I tell you all of this to say that this chaos has wreaked havoc in my life.  I admit that I feel a little out of control and, inadequately prepared for almost everything.  This only confirms my current conclusions of Proverbs 31.  (I don’t know if you have read it, but it is a synopsis of what a Godly wife/woman should be.)  Frankly, I think the woman described here, was either an over achiever, and or taking speed.  I look at the list of noble character traits and find myself feeling like these are impossible to accomplish, and even more impossible with a happy heart.  I think, if I had lived back in those times, a trip to the well would have been interesting.  In my current state of mind, going to the well with a kid strapped in a papoose and water jug on my head would have only resulted in some major complaining.  The well would have been the modern day coffee shop or nail place.  It would be filled with women sharing the things that women share, or gossiping.  I can just hear it, “Did you see Miranda, there were dirty dishes in her hut, and even more shame, her bed unmade!”  While I admit that I have some real work to do in my interpretation and opinion of Proverbs 31, I know God has a reason for it.  At some point, I will find joy in mopping my floors and making my bed.  


It always strikes me as funny the way God works in life.  I am in a bible study about the Life of David.  It is called Anointed, Transformed, and Redeemed it is written by three amazing Christian women: Kay Arthur, Beth Moore, and Priscilla Shirer.  This week’s lesson was about going through disappointments.  Beth Moore gave many examples of situations when you expect something good, and then you get something bad.  I admit that with all this chaos, I felt lucky as I read the lesson.  I feel lucky, because lets face it in the middle of the chaos, I still have a roof over my head, food in my fridge, and a job.  God is choosing each “stressful” situation to teach me something, and prepare me for His plans for me.  While, I admit, that accepting God’s plan as oppose to my own is a hard pill to swallow, but it is ALWAYS for the best.  My house is suddenly like a metaphor, what God chooses to fix first is not necessarily where I would start!

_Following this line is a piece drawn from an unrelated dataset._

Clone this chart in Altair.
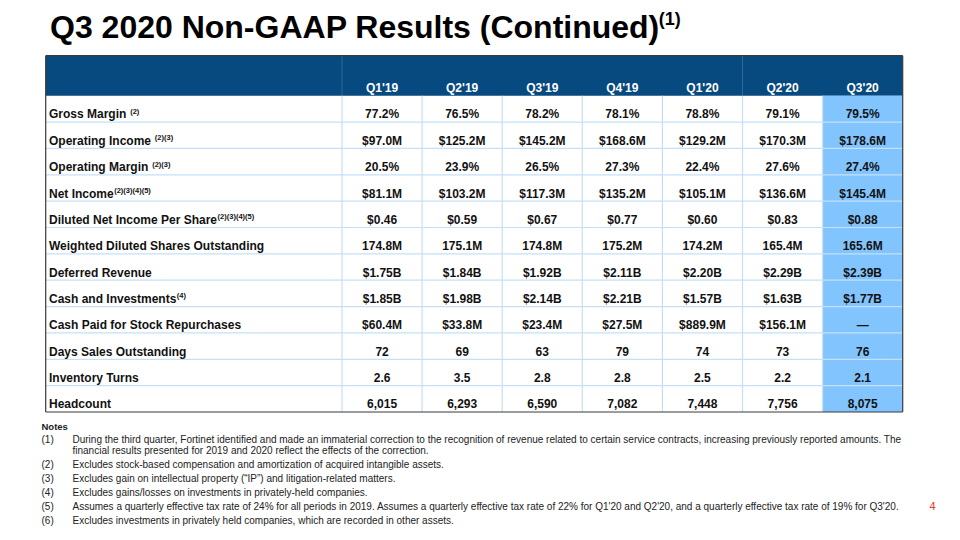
import altair as alt
import pandas as pd

# ---------------- data ----------------
title_text = "Q3 2020 Non-GAAP Results (Continued)"
title_note = "(1)"

quarters = ["Q1'19", "Q2'19", "Q3'19", "Q4'19", "Q1'20", "Q2'20", "Q3'20"]
metrics = [
    "Gross Margin",
    "Operating Income",
    "Operating Margin",
    "Net Income",
    "Diluted Net Income Per Share",
    "Weighted Diluted Shares Outstanding",
    "Deferred Revenue",
    "Cash and Investments",
    "Cash Paid for Stock Repurchases",
    "Days Sales Outstanding",
    "Inventory Turns",
    "Headcount",
]
metric_notes = [" (2)", " (2)(3)", " (2)(3)", "(2)(3)(4)(5)", "(2)(3)(4)(5)", "", "", "(4)", "", "", "", ""]

q1_19 = ["77.2%", "$97.0M", "20.5%", "$81.1M", "$0.46", "174.8M", "$1.75B", "$1.85B", "$60.4M", "72", "2.6", "6,015"]
q2_19 = ["76.5%", "$125.2M", "23.9%", "$103.2M", "$0.59", "175.1M", "$1.84B", "$1.98B", "$33.8M", "69", "3.5", "6,293"]
q3_19 = ["78.2%", "$145.2M", "26.5%", "$117.3M", "$0.67", "174.8M", "$1.92B", "$2.14B", "$23.4M", "63", "2.8", "6,590"]
q4_19 = ["78.1%", "$168.6M", "27.3%", "$135.2M", "$0.77", "175.2M", "$2.11B", "$2.21B", "$27.5M", "79", "2.8", "7,082"]
q1_20 = ["78.8%", "$129.2M", "22.4%", "$105.1M", "$0.60", "174.2M", "$2.20B", "$1.57B", "$889.9M", "74", "2.5", "7,448"]
q2_20 = ["79.1%", "$170.3M", "27.6%", "$136.6M", "$0.83", "165.4M", "$2.29B", "$1.63B", "$156.1M", "73", "2.2", "7,756"]
q3_20 = ["79.5%", "$178.6M", "27.4%", "$145.4M", "$0.88", "165.6M", "$2.39B", "$1.77B", "\u2014", "76", "2.1", "8,075"]

notes_heading = "Notes"
note_numbers = ["(1)", "", "(2)", "(3)", "(4)", "(5)", "(6)"]
note_lines = [
    "During the third quarter, Fortinet identified and made an immaterial correction to the recognition of revenue related to certain service contracts, increasing previously reported amounts. The",
    "financial results presented for 2019 and 2020 reflect the effects of the correction.",
    "Excludes stock-based compensation and amortization of acquired intangible assets.",
    "Excludes gain on intellectual property (\u201cIP\u201d) and litigation-related matters.",
    "Excludes gains/losses on investments in privately-held companies.",
    "Assumes a quarterly effective tax rate of 24% for all periods in 2019. Assumes a quarterly effective tax rate of 22% for Q1'20 and Q2'20, and a quarterly effective tax rate of 19% for Q3'20.",
    "Excludes investments in privately held companies, which are recorded in other assets.",
]
page_number = "4"

# ---------------- layout / style ----------------
W, H = 944, 522
OFF = 8
FONT = "Liberation Sans, Arial, Helvetica, sans-serif"
TL, TR = 45.7, 902.7
TT, HB, TB = 55.7, 95.7, 412.0
LABEL_R = 342.0
COL_W = (TR - LABEL_R) / len(quarters)
ROW_H = (TB - HB) / len(metrics)

HEADER_BLUE = "#074a80"
HILITE = "#82c4fd"
GRID = "#c4e0f7"
BORDER = "#3a3a3a"
TXT = "#111111"

BOLD_W = {
    " ": 278, "!": 333, "$": 556, "%": 889, "'": 238, "(": 333, ")": 333, ",": 278, "-": 333, ".": 278,
    "A": 722, "B": 722, "C": 722, "D": 722, "E": 667, "F": 611, "G": 778, "H": 722, "I": 278, "J": 556,
    "K": 722, "L": 611, "M": 833, "N": 722, "O": 778, "P": 667, "Q": 778, "R": 722, "S": 667, "T": 611,
    "U": 722, "V": 667, "W": 944, "X": 667, "Y": 667, "Z": 611,
    "a": 556, "b": 611, "c": 556, "d": 611, "e": 556, "f": 333, "g": 611, "h": 611, "i": 278, "j": 278,
    "k": 556, "l": 278, "m": 889, "n": 611, "o": 611, "p": 611, "q": 611, "r": 389, "s": 556, "t": 333,
    "u": 611, "v": 556, "w": 778, "x": 556, "y": 556, "z": 500,
}


def bold_width(s, size):
    return sum(BOLD_W.get(c, 556) for c in s) / 1000.0 * size


XS = alt.Scale(domain=[OFF, OFF + W], nice=False, zero=False)
YS = alt.Scale(domain=[OFF, OFF + H], nice=False, zero=False, reverse=True)


def rect_layer(df, color):
    return alt.Chart(df).mark_rect(color=color).encode(
        x=alt.X("x:Q", scale=XS, axis=None), x2="x2:Q",
        y=alt.Y("y:Q", scale=YS, axis=None), y2="y2:Q")


def rule_layer(df, color, width=1.0):
    return alt.Chart(df).mark_rule(color=color, strokeWidth=width).encode(
        x=alt.X("x:Q", scale=XS, axis=None), x2="x2:Q",
        y=alt.Y("y:Q", scale=YS, axis=None), y2="y2:Q")


def text_layer(df, **kw):
    base = dict(font=FONT, baseline="alphabetic")
    base.update(kw)
    return alt.Chart(df).mark_text(**base).encode(
        x=alt.X("x:Q", scale=XS, axis=None),
        y=alt.Y("y:Q", scale=YS, axis=None),
        text="t:N")


col_values = [q1_19, q2_19, q3_19, q4_19, q1_20, q2_20, q3_20]
n_rows = len(metrics)
n_cols = len(quarters)

# backgrounds
header_df = pd.DataFrame([{"x": TL, "x2": TR, "y": TT, "y2": HB}])
hil_df = pd.DataFrame([{"x": LABEL_R + (n_cols - 1) * COL_W, "x2": TR, "y": HB, "y2": TB}])

# grid lines
hlines = pd.DataFrame([{"x": TL, "x2": TR, "y": HB + k * ROW_H, "y2": HB + k * ROW_H} for k in range(1, n_rows)])
vlines = pd.DataFrame([{"x": LABEL_R + k * COL_W, "x2": LABEL_R + k * COL_W, "y": HB, "y2": TB} for k in range(0, n_cols)])
hdr_vlines = pd.DataFrame([{"x": LABEL_R, "x2": LABEL_R, "y": TT, "y2": HB},
                           {"x": LABEL_R + 5 * COL_W, "x2": LABEL_R + 5 * COL_W, "y": TT, "y2": HB}])
border = pd.DataFrame([
    {"x": TL, "x2": TR, "y": TT, "y2": TT},
    {"x": TL, "x2": TR, "y": TB, "y2": TB},
    {"x": TL, "x2": TL, "y": TT, "y2": TB},
    {"x": TR, "x2": TR, "y": TT, "y2": TB},
])

# texts
hdr_txt = pd.DataFrame([{"x": LABEL_R + (i + 0.5) * COL_W, "y": HB - 4.2, "t": q} for i, q in enumerate(quarters)])
lab_txt = pd.DataFrame([{"x": 49.0, "y": HB + (r + 1) * ROW_H - 3.6, "t": m} for r, m in enumerate(metrics)])
sup_rows = []
for r, (m, n) in enumerate(zip(metrics, metric_notes)):
    if not n:
        continue
    xoff = 49.0 + bold_width(m, 12)
    if n.startswith(" "):
        xoff += bold_width(" ", 12)
    sup_rows.append({"x": xoff + 0.5, "y": HB + (r + 1) * ROW_H - 8.2, "t": n.strip()})
sup_txt = pd.DataFrame(sup_rows)
val_txt = pd.DataFrame([
    {"x": LABEL_R + (c + 0.5) * COL_W, "y": HB + (r + 1) * ROW_H - 3.6, "t": col_values[c][r]}
    for c in range(n_cols) for r in range(n_rows)
])

title_df = pd.DataFrame([{"x": 50.0, "y": 37.5, "t": title_text}])
title_sup_df = pd.DataFrame([{"x": 50.0 + bold_width(title_text, 32) - 1.0, "y": 25.0, "t": title_note}])

notes_head_df = pd.DataFrame([{"x": 41.5, "y": 430.0, "t": notes_heading}])
note_y = [442.5, 454.0, 467.5, 481.5, 495.5, 509.5, 523.5]
note_num_df = pd.DataFrame([{"x": 41.5, "y": y, "t": n} for y, n in zip(note_y, note_numbers) if n])
note_txt_df = pd.DataFrame([{"x": 72.5, "y": y, "t": t} for y, t in zip(note_y, note_lines)])
page_df = pd.DataFrame([{"x": 929.5, "y": 509.5, "t": page_number}])

layers = [
    rect_layer(header_df, HEADER_BLUE),
    rect_layer(hil_df, HILITE),
    rule_layer(hlines, GRID, 1.2),
    rule_layer(vlines, GRID, 1.2),
    rule_layer(hdr_vlines, "#3e6f9c", 0.8),
    rule_layer(border, BORDER, 1.2),
    text_layer(hdr_txt, fontSize=12, fontWeight="bold", color="#ffffff", align="center"),
    text_layer(lab_txt, fontSize=12, fontWeight="bold", color=TXT, align="left"),
    text_layer(sup_txt, fontSize=7.5, fontWeight="bold", color=TXT, align="left"),
    text_layer(val_txt, fontSize=12, fontWeight="bold", color=TXT, align="center"),
    text_layer(title_df, fontSize=32, fontWeight="bold", color="#000000", align="left"),
    text_layer(title_sup_df, fontSize=18, fontWeight="bold", color="#000000", align="left"),
    text_layer(notes_head_df, fontSize=9.5, fontWeight="bold", color="#222222", align="left"),
    text_layer(note_num_df, fontSize=10, color="#222222", align="left"),
    text_layer(note_txt_df, fontSize=10, color="#222222", align="left"),
    text_layer(page_df, fontSize=11, color="#e8362d", align="left"),
]

chart = alt.layer(*layers).properties(
    width=W, height=H, padding=0,
    autosize=alt.AutoSizeParams(type="none"),
    background="#ffffff",
).configure_view(stroke=None)

chart.save("out.html", embed_options={"renderer": "svg", "actions": False})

Beth Moore wrote something that was so profound to me.  She wrote this:

 “If we only understood that any part of us crucified in doing His will becomes a hotbed of resurrection power.  Where we die to self, the Spirit of Christ is raised in us.”

While, I have heard and read verses that discuss this very subject, I don’t think they ever really sunk in.  This time the big bad word OBEDIENCE came to mind.  If I submit in obedience to God/ His will, then I am capable, prepared, and able to do anything.  WOW!  What an awesome thought!  If I am obedient, then my heart will find joy in the things that myself and the world are telling me is no fun.  Obedience is a scary word, I am not sure that anything in my life has been done obediently.  I think that God is telling me that he is going to work on this with me.  If I am being honest, the thought of working on obedience scares me!  Obedience is foreign to me!  I will have to trust God and see where this takes me.  I will let you know after I mop my floors and make my bed just how I am feeling!

This is my mindset; feel free to share yours with me!